Michel Rocard, although he lost his seat, is still the Socialists' heir apparent to President Mitterrand. As the results came through last night, he and Laurent Fabius, the first secretary, spoke of the need to re-invigorate the left.

Mr Fabius said the Socialists had gone 'far from the heart', losing sight of their original ideals. Mr Rocard promised to re-launch his 'big bang', a project for an alliance with dissident Communists, ecologists and the centre left which he announced last month.

Elisabeth Guigou, the outgoing European Affairs Minister, said work would start 'from tomorrow' and 'maybe it (the party) will be re- baptised, but we will be back in two years, seven years or nine years.'

In the ruins of the election, it was difficult to see where the left could start its 'big bang'. For even the ecologists, tipped as a new haven for protest votes, took only half of the 15 per cent predicted by the polls. Their last-minute differences apparently unnerved some would-be supporters.

Further to the left, Gisele Moreau, a Communist deputy, said the Socialists had been driven out because they followed 'policies of the right'. That theme was repeated by Jean-Pierre Chevenement, the former Socialist defence minister who left the government in protest at the Gulf war.

When the Socialists were first elected in 1981, they followed decidedly left policies, including widespread nationalisations. These ended when the government's popularity hit a dangerous low.

After President Francois Mitterrand's re-election in 1988, new parliamentary elections put the Socialists back in power, with Mr Rocard as Prime Minister. But, with only a minority government, he ruled almost by decree, passing legislation under article 49.3 of the Constitution, making debate after debate a confidence issue and rushing through the votes. Democracy looked shallow.

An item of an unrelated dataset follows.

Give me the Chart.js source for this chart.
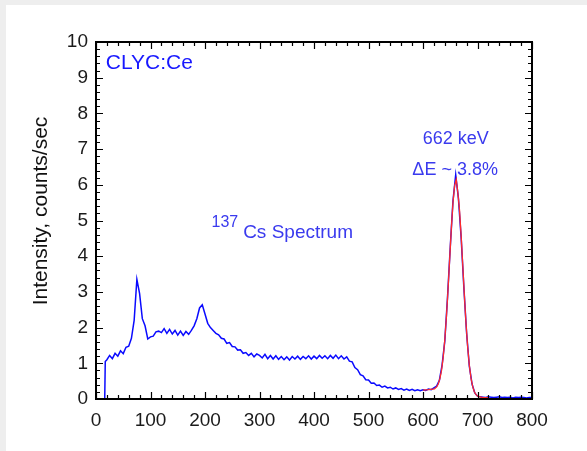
<!DOCTYPE html>
<html lang="en">
<head>
<meta charset="UTF-8">
<title>CLYC:Ce 137Cs spectrum</title>
<script src="https://cdn.jsdelivr.net/npm/chart.js"></script>
<style>
  body { margin: 0; background: #eeeeee; }
  #panel { position: absolute; left: 6px; top: 5px; width: 581px; height: 446px; background: #ffffff; }
  #myChart { position: absolute; left: 0; top: 0; }
</style>
</head>
<body>
<div id="panel"></div>
<canvas id="myChart" width="587" height="451"></canvas>

<script>
// measured spectrum (energy in keV, intensity in counts/sec)
var spectrumE = [16, 17,
    20, 25, 30, 35, 40, 45, 50, 55, 60, 65,
    70, 75, 80, 85, 90, 95, 100, 105, 110, 115,
    120, 125, 130, 135, 140, 145, 150, 155, 160, 165,
    170, 175, 180, 185, 190, 195, 200, 205, 210, 215,
    220, 225, 230, 235, 240, 245, 250, 255, 260, 265,
    270, 275, 280, 285, 290, 295, 300, 305, 310, 315,
    320, 325, 330, 335, 340, 345, 350, 355, 360, 365,
    370, 375, 380, 385, 390, 395, 400, 405, 410, 415,
    420, 425, 430, 435, 440, 445, 450, 455, 460, 465,
    470, 475, 480, 485, 490, 495, 500, 505, 510, 515,
    520, 525, 530, 535, 540, 545, 550, 555, 560, 565,
    570, 575, 580, 585, 590, 595, 600, 605, 610, 615,
    620, 625, 630, 635, 640, 645, 650, 655, 660, 665,
    670, 675, 680, 685, 690, 695, 700, 705, 710, 715,
    720, 725, 730, 735, 740, 745, 750, 755, 760, 765,
    770, 775, 780, 785, 790, 795, 800];
var spectrumCounts = [0, 1.05,
    1.10, 1.22, 1.13, 1.28, 1.20, 1.35, 1.27, 1.45, 1.48, 1.70,
    2.20, 3.35, 2.95, 2.25, 2.05, 1.68, 1.74, 1.76, 1.88, 1.90,
    1.86, 1.97, 1.84, 1.95, 1.82, 1.92, 1.79, 1.90, 1.78, 1.89,
    1.81, 1.92, 2.05, 2.25, 2.55, 2.64, 2.38, 2.12, 2.00, 1.92,
    1.84, 1.80, 1.70, 1.68, 1.56, 1.58, 1.47, 1.46, 1.37, 1.38,
    1.28, 1.30, 1.22, 1.28, 1.18, 1.26, 1.22, 1.15, 1.25, 1.13,
    1.22, 1.12, 1.21, 1.11, 1.19, 1.10, 1.18, 1.09, 1.19, 1.12,
    1.20, 1.11, 1.19, 1.13, 1.21, 1.12, 1.20, 1.13, 1.22, 1.14,
    1.21, 1.13, 1.22, 1.14, 1.23, 1.13, 1.21, 1.12, 1.18, 1.06,
    1.04, 0.88, 0.82, 0.68, 0.65, 0.54, 0.53, 0.44, 0.45, 0.38,
    0.39, 0.33, 0.36, 0.31, 0.33, 0.28, 0.31, 0.27, 0.29, 0.25,
    0.28, 0.24, 0.27, 0.23, 0.26, 0.23, 0.26, 0.24, 0.28, 0.26,
    0.31, 0.36, 0.52, 0.95, 1.62, 2.85, 4.25, 5.55, 6.28, 5.62,
    4.52, 3.12, 1.85, 0.92, 0.42, 0.17, 0.08, 0.06, 0.05, 0.04,
    0.06, 0.05, 0.04, 0.05, 0.06, 0.04, 0.05, 0.04, 0.05, 0.03,
    0.05, 0.04, 0.05, 0.04, 0.03, 0.04, 0.04];

// gaussian fit of the 662 keV peak
var fitE = [600, 610, 621, 625, 628, 631, 634, 637, 640, 643, 646, 649, 652, 655, 658, 661,
    664, 667, 670, 673, 676, 679, 682, 685, 688, 691, 694, 697, 701, 710, 720];
var fitCounts = [0.25, 0.26, 0.28, 0.34, 0.42, 0.57, 0.80, 1.16, 1.66, 2.31, 3.09, 3.94, 4.78, 5.50, 5.98, 6.15,
    5.77, 5.29, 4.57, 3.73, 2.88, 2.10, 1.45, 0.95, 0.59, 0.36, 0.21, 0.13, 0.07, 0.04, 0.04];

var yTitle = 'Intensity, counts/sec';

function toPoints(xs, ys) {
    var pts = [];
    for (var i = 0; i < xs.length; i++) {
        pts.push({ x: xs[i], y: ys[i] });
    }
    return pts;
}

// frame with inward ticks on all four sides
var framePlugin = {
    id: 'frame',
    afterDatasetsDraw: function (chart) {
        var ctx = chart.ctx;
        var a = chart.chartArea;
        var xs = chart.scales.x;
        var ys = chart.scales.y;
        ctx.save();
        ctx.strokeStyle = '#000';
        ctx.lineWidth = 1.2;
        ctx.beginPath();
        for (var v = 0; v <= 800; v += 20) {
            var px = Math.round(xs.getPixelForValue(v)) + 0.5;
            var len = (v % 100 === 0) ? 7 : 4;
            ctx.moveTo(px, a.bottom); ctx.lineTo(px, a.bottom - len);
            ctx.moveTo(px, a.top); ctx.lineTo(px, a.top + len);
        }
        for (var k = 0; k <= 50; k++) {
            var py = Math.round(ys.getPixelForValue(k / 5)) + 0.5;
            var len2 = (k % 5 === 0) ? 7 : 4;
            ctx.moveTo(a.left, py); ctx.lineTo(a.left + len2, py);
            ctx.moveTo(a.right, py); ctx.lineTo(a.right - len2, py);
        }
        ctx.stroke();
        ctx.lineWidth = 2;
        ctx.strokeRect(a.left, a.top, a.right - a.left, a.bottom - a.top);
        ctx.restore();
    }
};

// text labels inside the plot + rotated axis title
var notesPlugin = {
    id: 'notes',
    afterDraw: function (chart) {
        var ctx = chart.ctx;
        var xs = chart.scales.x;
        var ys = chart.scales.y;
        ctx.save();
        ctx.textBaseline = 'middle';

        ctx.fillStyle = '#1818ff';
        ctx.font = '21px Arial, "Liberation Sans"';
        ctx.textAlign = 'left';
        ctx.fillText('CLYC:Ce', xs.getPixelForValue(18), ys.getPixelForValue(9.42));

        ctx.fillStyle = '#3a3aee';
        ctx.font = '16px Arial, "Liberation Sans"';
        ctx.fillText('137', xs.getPixelForValue(212), ys.getPixelForValue(4.93));
        ctx.font = '19px Arial, "Liberation Sans"';
        ctx.fillText('Cs Spectrum', xs.getPixelForValue(270), ys.getPixelForValue(4.66));

        ctx.textAlign = 'center';
        ctx.font = '18px Arial, "Liberation Sans"';
        ctx.fillText('662 keV', xs.getPixelForValue(660), ys.getPixelForValue(7.29));
        ctx.fillText('\u0394E ~ 3.8%', xs.getPixelForValue(659), ys.getPixelForValue(6.4));

        ctx.fillStyle = '#111';
        ctx.font = '21px Arial, "Liberation Sans"';
        ctx.textBaseline = 'alphabetic';
        ctx.translate(47, 211);
        ctx.rotate(-Math.PI / 2);
        ctx.fillText(yTitle, 0, 0);
        ctx.restore();
    }
};

const ctx = document.getElementById('myChart');

new Chart(ctx, {
    type: 'line',
    data: {
        datasets: [{
            label: 'Fit',
            data: toPoints(fitE, fitCounts),
            borderColor: '#ff2a2a',
            borderWidth: 1.3,
            pointRadius: 0,
            tension: 0,
            order: 0
        },
        {
            label: '137Cs',
            data: toPoints(spectrumE, spectrumCounts),
            borderColor: '#0a0aff',
            borderWidth: 1.5,
            pointRadius: 0,
            tension: 0,
            order: 1
        }]
    },
    options: {
        responsive: false,
        animation: false,
        layout: { padding: { top: 42, right: 55, left: 0, bottom: 0 } },
        plugins: {
            legend: { display: false },
            tooltip: { enabled: false }
        },
        scales: {
            x: {
                type: 'linear',
                min: 0,
                max: 800,
                grid: { display: false, drawTicks: false, tickLength: 0 },
                border: { display: false },
                ticks: {
                    stepSize: 100,
                    padding: 10,
                    color: '#1a1a1a',
                    font: { family: 'Arial, "Liberation Sans"', size: 19 }
                },
                afterFit: function (scale) { scale.height = 52; }
            },
            y: {
                min: 0,
                max: 10,
                grid: { display: false, drawTicks: false, tickLength: 0 },
                border: { display: false },
                ticks: {
                    stepSize: 1,
                    padding: 8,
                    color: '#1a1a1a',
                    font: { family: 'Arial, "Liberation Sans"', size: 19 }
                },
                afterFit: function (scale) { scale.width = 96; }
            }
        }
    },
    plugins: [framePlugin, notesPlugin]
});
</script>
</body>
</html>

The same legislature granted an amnesty to elected officials accused of corruption. So talk of corruption, personal or in support of party funding, became constant.

A number of politicians, most of them Socialists, were questioned. The cases are still pending. Angouleme, run by a Socialist mayor who was also the city's deputy, went bankrupt. He fled to open a restaurant in Buenos Aires. Even Pierre Beregovoy, the outgoing Prime Minister, became tarnished when it transpired that he had accepted an interest-free loan from a man who was later accused of insider trading.

When asked why he no longer votes Socialist, the man in the street may talk of unemployment or insecurity, neither of which he believes the right will correct. But his main complaint is what Mr Beregovoy calls 'disappointment'.